Before we get into the nitty-gritty of risk, let’s lay down the basics. Bonds are essentially a loan you make to an issuer, like a government or a corporation. In return, they promise to pay you back the face value on a specified date, known as the maturity date. Meanwhile, you’ll receive periodic interest payments, or coupons. Sounds simple, right? But hang on, there’s more beneath the surface.

Understanding Key Bond Terms

  • Face Value (Par Value): The amount you’re loaning out and expect to get back at maturity.
  • Coupon Rate: The interest rate the bond pays, which is fixed at issuance.
  • Maturity Date: The date when the bond will be repaid in full.
  • Yield: A measure of return that takes into account the price you paid for the bond and its coupon.

Chapter 2: The Different Shades of Bonds

Bonds come in many flavors, each with its own risk profile. Here’s a quick rundown:

Types of Bonds and Their Risk Levels

Type of Bond Description Risk Level
Treasury Bonds Issued by the government and generally considered very safe. Low
Municipal Bonds Issued by states, cities, or counties and are often tax-exempt. Low to Moderate
Corporate Bonds Issued by companies. Risk and return vary with the company’s creditworthiness. Moderate to High
High-Yield Bonds Also known as “junk” bonds, these are issued by companies with lower credit ratings. High
Foreign Bonds Issued by non-domestic entities and include additional risks like currency fluctuations. Variable

Chapter 3: Bonding with Risk – What You Need to Know

Investing in bonds isn’t a guaranteed win. Every bond carries risk, and as a savvy investor, you should know what you’re up against.

Interest Rate Risk

Interest rates and bond prices are like a seesaw – when one goes up, the other goes down. This inverse relationship means that if interest rates rise after you’ve bought a bond, its market value could decrease if you decide to sell it before maturity.

Credit Risk (Default Risk)

This is the risk that the issuer will default and not be able to make interest payments or repay the principal.

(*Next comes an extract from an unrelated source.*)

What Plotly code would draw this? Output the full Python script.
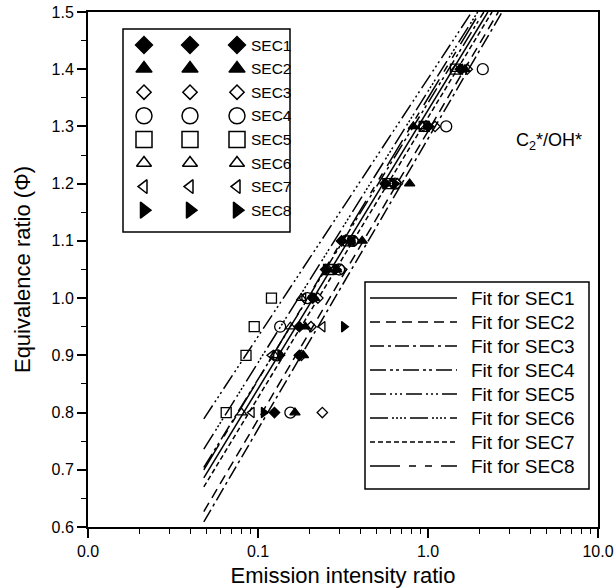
import plotly.graph_objects as go

# ---------------- data ----------------
phi = [0.8, 0.9, 0.95, 1.0, 1.05, 1.1, 1.2, 1.3, 1.4]

sec_names = ["SEC1", "SEC2", "SEC3", "SEC4", "SEC5", "SEC6", "SEC7", "SEC8"]

sec1_x = [0.125, 0.175, 0.175, 0.210, 0.250, 0.310, 0.560, 1.000, 1.55]
sec2_x = [0.165, 0.185, 0.190, 0.215, 0.290, 0.410, 0.780, 0.820, 1.65]
sec3_x = [0.239, 0.180, 0.205, 0.225, 0.310, 0.370, 0.660, 1.100, 1.70]
sec4_x = [0.155, 0.130, 0.135, 0.195, 0.300, 0.360, 0.640, 1.280, 2.10]
sec5_x = [0.065, 0.085, 0.095, 0.120, 0.260, 0.340, 0.580, 0.950, 1.45]
sec6_x = [0.080, 0.125, 0.155, 0.180, 0.260, 0.350, 0.600, 0.930, 1.45]
sec7_x = [0.092, 0.120, 0.240, 0.185, 0.280, 0.360, 0.620, 0.920, 1.55]
sec8_x = [0.108, 0.135, 0.320, 0.210, 0.290, 0.350, 0.640, 1.020, 1.60]

# fitted lines: start point (x, phi) and the point where each leaves the top of the plot
fit_x_start = 0.048
fit_phi_start = [0.686, 0.627, 0.609, 0.704, 0.789, 0.736, 0.670, 0.700]
fit_x_top = [2.25, 2.59, 2.73, 2.13, 1.81, 1.96, 2.38, 2.02]
fit_phi_top = 1.5

x_tick_vals = [0.01, 0.1, 1, 10]
x_tick_text = ["0.0", "0.1", "1.0", "10.0"]

# ---------------- styles ----------------
series_x = [sec1_x, sec2_x, sec3_x, sec4_x, sec5_x, sec6_x, sec7_x, sec8_x]
symbols = ["diamond", "triangle-up", "diamond-open", "circle-open",
           "square-open", "triangle-up-open", "triangle-left-open", "triangle-right"]
plot_sizes = [8, 9, 8, 11, 10, 9, 9, 9]
leg_sizes = [13, 14, 11, 16, 16, 13, 12, 14]
dashes = ["solid", "10px,6px", "14px,4px,3px,4px", "16px,4px,3px,3px,3px,4px",
          "16px,4px,2px,3px,2px,3px,2px,4px",
          "18px,4px,2px,2px,2px,2px,2px,2px,2px,4px",
          "5px,3px", "30px,9px,7px,9px,7px,9px"]

FONT = "Liberation Sans, Arial, sans-serif"
L, R, T, B = 88, 17, 12, 61
W, H = 615, 588

fig = go.Figure()

# fit lines
for i, name in enumerate(sec_names):
    fig.add_trace(go.Scatter(
        x=[fit_x_start, fit_x_top[i]], y=[fit_phi_start[i], fit_phi_top],
        mode="lines", line=dict(color="black", width=1.5, dash=dashes[i]),
        showlegend=False, hoverinfo="skip"))

# data markers
for i, name in enumerate(sec_names):
    fig.add_trace(go.Scatter(
        x=series_x[i], y=phi, mode="markers", name=name,
        marker=dict(symbol=symbols[i], size=plot_sizes[i], color="black",
                    line=dict(color="black", width=1.3)),
        showlegend=False))

# ---------------- hand-made legends on a pixel-like overlay axis ----------------
ax2 = dict(visible=False, fixedrange=True)
shapes = []
annotations = []

# legend 1 (markers)
shapes.append(dict(type="rect", xref="x2", yref="y2", x0=123, x1=290, y0=29, y1=232,
                   line=dict(color="black", width=1.5), fillcolor="white", layer="below"))
for i, name in enumerate(sec_names):
    yy = 45 + i * 23.6
    fig.add_trace(go.Scatter(
        x=[144, 190, 237], y=[yy] * 3, xaxis="x2", yaxis="y2", mode="markers",
        marker=dict(symbol=symbols[i], size=leg_sizes[i], color="black",
                    line=dict(color="black", width=1.5)),
        showlegend=False, hoverinfo="skip"))
    annotations.append(dict(xref="x2", yref="y2", x=249, y=yy, text=name, showarrow=False,
                            xanchor="left", yanchor="middle",
                            font=dict(family=FONT, size=15.5, color="black")))

# legend 2 (lines)
shapes.append(dict(type="rect", xref="x2", yref="y2", x0=365, x1=589, y0=282, y1=489,
                   line=dict(color="black", width=1.5), fillcolor="white", layer="below"))
for i, name in enumerate(sec_names):
    yy = 298 + i * 24
    fig.add_trace(go.Scatter(
        x=[370, 457], y=[yy, yy], xaxis="x2", yaxis="y2", mode="lines",
        line=dict(color="black", width=1.5, dash=dashes[i]),
        showlegend=False, hoverinfo="skip"))
    annotations.append(dict(xref="x2", yref="y2", x=469, y=yy, text="Fit for " + name,
                            showarrow=False, xanchor="left", yanchor="middle",
                            font=dict(family=FONT, size=19, color="black")))

annotations.append(dict(xref="x2", yref="y2", x=549, y=141,
                        text="C<sub>2</sub>*/OH*", showarrow=False,
                        xanchor="center", yanchor="middle",
                        font=dict(family=FONT, size=18, color="black")))

minor_x = [m * 10 ** k for k in (-2, -1, 0) for m in range(2, 10)]

fig.update_layout(
    width=W, height=H,
    margin=dict(l=L, r=R, t=T, b=B, pad=0, autoexpand=False),
    paper_bgcolor="white", plot_bgcolor="white",
    font=dict(family=FONT, color="black"),
    showlegend=False,
    shapes=shapes, annotations=annotations,
    xaxis=dict(type="log", range=[-2, 1], tickmode="array", automargin=False,
               tickvals=x_tick_vals, ticktext=x_tick_text,
               ticks="outside", ticklen=9, tickwidth=1.5, tickcolor="black",
               minor=dict(tickmode="array", tickvals=minor_x, ticks="outside",
                          ticklen=5, tickwidth=1.3, tickcolor="black", showgrid=False),
               showline=True, linewidth=2, linecolor="black", mirror=True,
               showgrid=False, zeroline=False,
               tickfont=dict(family=FONT, size=16, color="black"),
               title=dict(text="Emission intensity ratio", standoff=8,
                          font=dict(family=FONT, size=22, color="black"))),
    yaxis=dict(range=[0.6, 1.5], tickmode="linear", tick0=0.6, dtick=0.1,
               tickformat=".1f", automargin=False,
               ticks="outside", ticklen=9, tickwidth=1.5, tickcolor="black",
               minor=dict(dtick=0.05, ticks="outside", ticklen=5, tickwidth=1.3,
                          tickcolor="black", showgrid=False),
               showline=True, linewidth=2, linecolor="black", mirror=True,
               showgrid=False, zeroline=False,
               tickfont=dict(family=FONT, size=16, color="black"),
               title=dict(text="Equivalence ratio (\u03a6)", standoff=15,
                          font=dict(family=FONT, size=22, color="black"))),
    xaxis2=dict(overlaying="x", range=[L, W - R], **ax2),
    yaxis2=dict(overlaying="y", range=[H - B, T], **ax2),
)

fig.write_html("out.html")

Higher-rated bonds, like Treasuries, have low credit risk, while high-yield bonds are more of a gamble.

Liquidity Risk

Ever tried selling something in a hurry only to find no takers? That’s liquidity risk. Some bonds can be harder to sell quickly without taking a hit on the price.

Inflation Risk

Inflation erodes the purchasing power of money over time. If the inflation rate outpaces the interest you’re earning from bonds, your real return could be negative.

Market Risk

Here’s where things get broader. Market risk refers to the impact of fluctuations in the economy, political events, or changes in investor sentiment. These can all affect the entire market and, in turn, your bond’s performance.

Chapter 4: Balancing Act – How to Mitigate Bond Risk

No investment is risk-free, but you can take steps to protect your bond portfolio.


Don’t put all your eggs in one basket. Spread your investments across different types of bonds, issuers, and maturity dates to buffer against losses.

Ladder Your Portfolio

By creating a bond ladder, you invest in bonds with staggered maturities. This approach can give you both income and the flexibility to reinvest at higher rates if interest rates rise.

Stay Informed

Keep an eye on interest rate trends, economic indicators, and issuer credit ratings. Knowledge is power, especially when it comes to managing investment risk.

Wrapping it Up

Bonds aren’t just a standby investor’s comfort blanket; they’re an essential part of a well-rounded portfolio. With the right knowledge and risk management strategies, you can make bonds work for you – and perhaps even rest a little easier at night.

Remember, whether you’re a bond enthusiast or just getting your feet wet, understanding and managing risk can make all the difference. Happy investing!